Maçães’s analysis of Eurasia has urgent implications for U.S. strategy. For most of American history, geography has been a blessing, with two oceans providing natural protection. The Monroe Doctrine established a space that has largely been immune to foreign meddling that could threaten American security. This western hemispheric location has also required the United States to thrive as a maritime nation, trading with the world, and benefitting from and protecting the freedom of the seas.

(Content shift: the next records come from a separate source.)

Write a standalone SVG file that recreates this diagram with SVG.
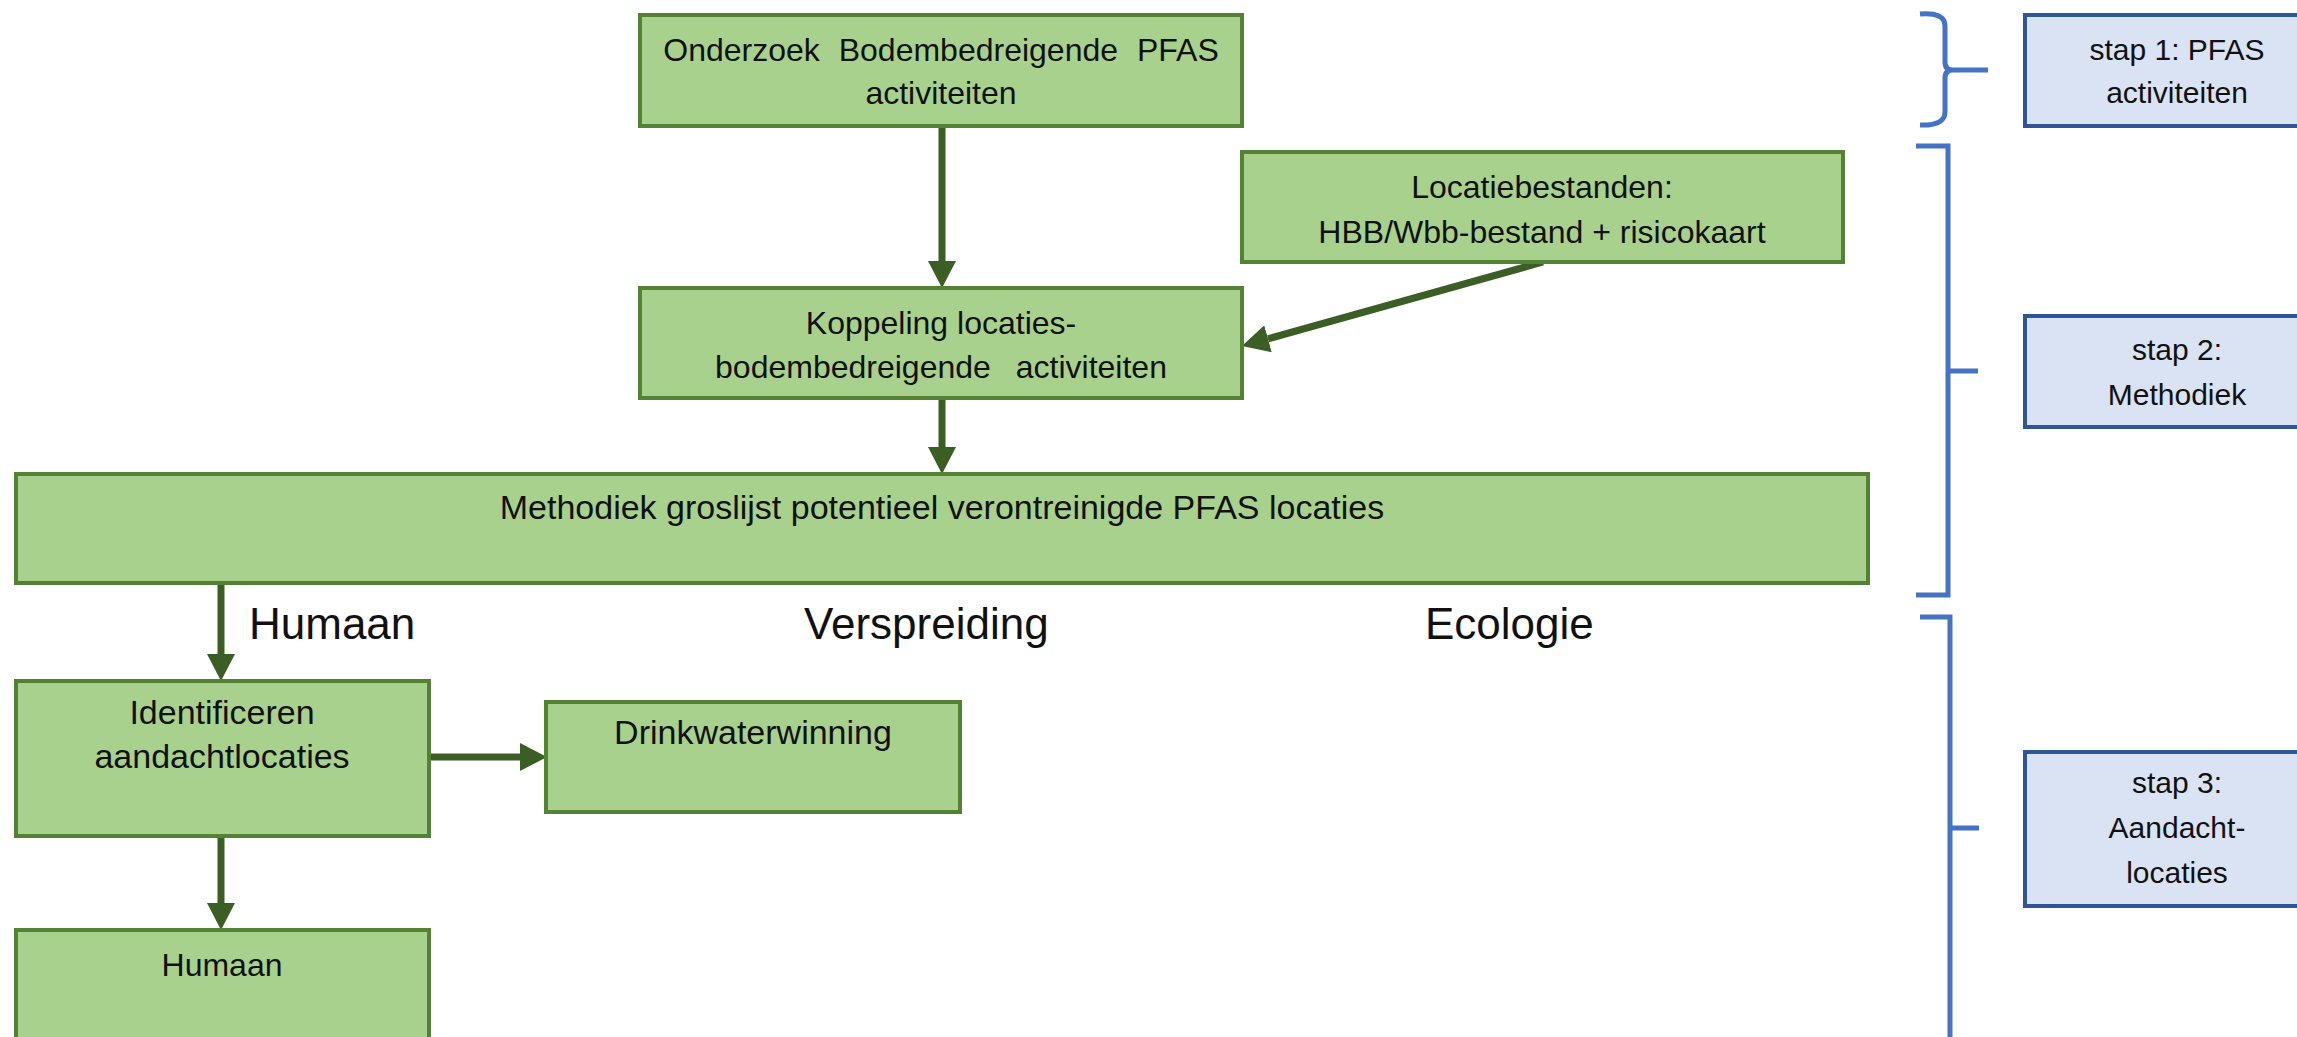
<svg xmlns="http://www.w3.org/2000/svg" width="2297" height="1037" viewBox="0 0 2297 1037">
<defs>
<style>
.g{fill:#A9D18E;stroke:#548235;stroke-width:4}
.b{fill:#DAE3F3;stroke:#2F5597;stroke-width:4}
.t{font-family:"Liberation Sans",Arial,sans-serif;font-size:32px;fill:#111;text-anchor:middle}
.tl{font-family:"Liberation Sans",Arial,sans-serif;font-size:34px;fill:#111;text-anchor:middle}
.ts{font-family:"Liberation Sans",Arial,sans-serif;font-size:30px;fill:#111;text-anchor:middle}
.lab{font-family:"Liberation Sans",Arial,sans-serif;font-size:44px;fill:#111}
.c{stroke:#3B5E24;stroke-width:7;fill:none;marker-end:url(#ah)}
.br{stroke:#4472C4;stroke-width:5;fill:none}
</style>
<marker id="ah" markerUnits="userSpaceOnUse" markerWidth="28" markerHeight="28" refX="0" refY="14" orient="auto">
<path d="M0,0 L27,14 L0,28 z" fill="#3B5E24"/>
</marker>
</defs>
<rect width="2297" height="1037" fill="#fff"/>

<g id="connectors">
<line class="c" x1="942" y1="127" x2="942" y2="261"/>
<line class="c" x1="942" y1="399" x2="942" y2="447"/>
<line class="c" x1="1543" y1="262" x2="1268" y2="338.8"/>
<line class="c" x1="221" y1="584" x2="221" y2="654"/>
<line class="c" x1="429" y1="757" x2="520" y2="757"/>
<line class="c" x1="221" y1="837" x2="221" y2="903"/>
</g>

<g id="n-onderzoek">
<rect class="g" x="640" y="15" width="602" height="111"/>
<text class="t" x="941" y="61" word-spacing="10">Onderzoek Bodembedreigende PFAS</text>
<text class="t" x="941" y="104">activiteiten</text>
</g>

<g id="n-locatiebestanden">
<rect class="g" x="1242" y="152" width="601" height="110"/>
<text class="t" x="1542" y="198">Locatiebestanden:</text>
<text class="t" x="1542" y="243">HBB/Wbb-bestand + risicokaart</text>
</g>

<g id="n-koppeling">
<rect class="g" x="640" y="288" width="602" height="110"/>
<text class="t" x="941" y="334">Koppeling locaties-</text>
<text class="t" x="941" y="378" word-spacing="16">bodembedreigende activiteiten</text>
</g>

<g id="n-methodiek">
<rect class="g" x="16" y="474" width="1852" height="109"/>
<text class="tl" x="942" y="519">Methodiek groslijst potentieel verontreinigde PFAS locaties</text>
</g>

<g id="labels">
<text class="lab" x="249" y="639">Humaan</text>
<text class="lab" x="804" y="639">Verspreiding</text>
<text class="lab" x="1425" y="639">Ecologie</text>
</g>

<g id="n-identificeren">
<rect class="g" x="16" y="681" width="413" height="155"/>
<text class="tl" x="222" y="724">Identificeren</text>
<text class="tl" x="222" y="768">aandachtlocaties</text>
</g>

<g id="n-drinkwater">
<rect class="g" x="546" y="702" width="414" height="110"/>
<text class="tl" x="753" y="744">Drinkwaterwinning</text>
</g>

<g id="n-humaan">
<rect class="g" x="16" y="930" width="413" height="130"/>
<text class="t" x="222" y="976">Humaan</text>
</g>

<g id="brackets">
<path class="br" d="M1920,14 Q1945,12 1945,26 L1945,62 Q1945,70 1953,70 L1988,70 M1953,70 Q1945,70 1945,78 L1945,112 Q1945,126 1920,125"/>
<path class="br" d="M1916,146 L1948,146 L1948,595 L1916,595 M1948,371 L1978,371"/>
<path class="br" d="M1920,617 L1950,617 L1950,1045 M1950,828 L1979,828"/>
</g>

<g id="n-stap1">
<rect class="b" x="2025" y="15" width="320" height="111"/>
<text class="ts" x="2177" y="60">stap 1: PFAS</text>
<text class="ts" x="2177" y="103">activiteiten</text>
</g>
<g id="n-stap2">
<rect class="b" x="2025" y="316" width="320" height="111"/>
<text class="ts" x="2177" y="360">stap 2:</text>
<text class="ts" x="2177" y="405">Methodiek</text>
</g>
<g id="n-stap3">
<rect class="b" x="2025" y="752" width="320" height="154"/>
<text class="ts" x="2177" y="793">stap 3:</text>
<text class="ts" x="2177" y="838">Aandacht-</text>
<text class="ts" x="2177" y="883">locaties</text>
</g>
</svg>
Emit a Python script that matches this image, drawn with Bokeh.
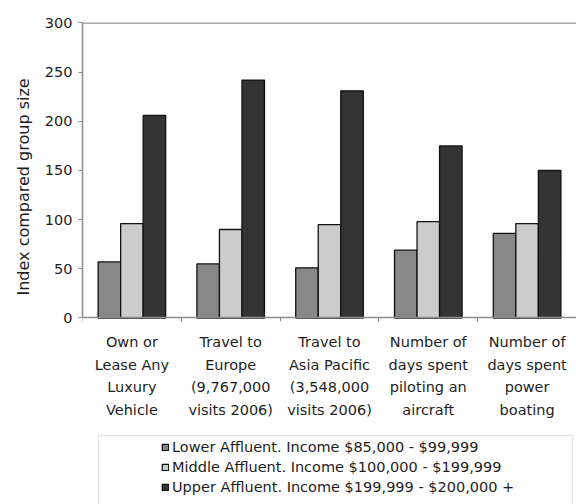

Now, however, it is vital that the western hemisphere not become a trap. It is not in the national interest of the United States to be shut out of a potentially integrated Eurasia, with its major markets and populations. Therefore, American strategy should involve pursuing a balance of power agenda in Eurasia, reminiscent of England’s stance from the 16th to the 20th centuries toward efforts by Spain, France, and Germany to dominate the continent. Such a strategy means identifying cleavages among the major Eurasian actors and treating them as opportunities for American engagement. It also means strengthening ties to those countries on the outside of a potential Chinese-Russian condominium: Japan, South Korea, and India, as well as Saudi Arabia and the other Arab countries. Indeed, this account provides the proper framework within which to formulate U.S. policy toward the Muslim world that stretches across Eurasia. Finally, the increasing competitiveness in the international arena demands a shift in American mindset toward a willingness to give priority to national interest. In particular, the United States has to play an active role in shaping the outcome of the Eurasian project so that the conclusion is not inimical to U.S. concerns.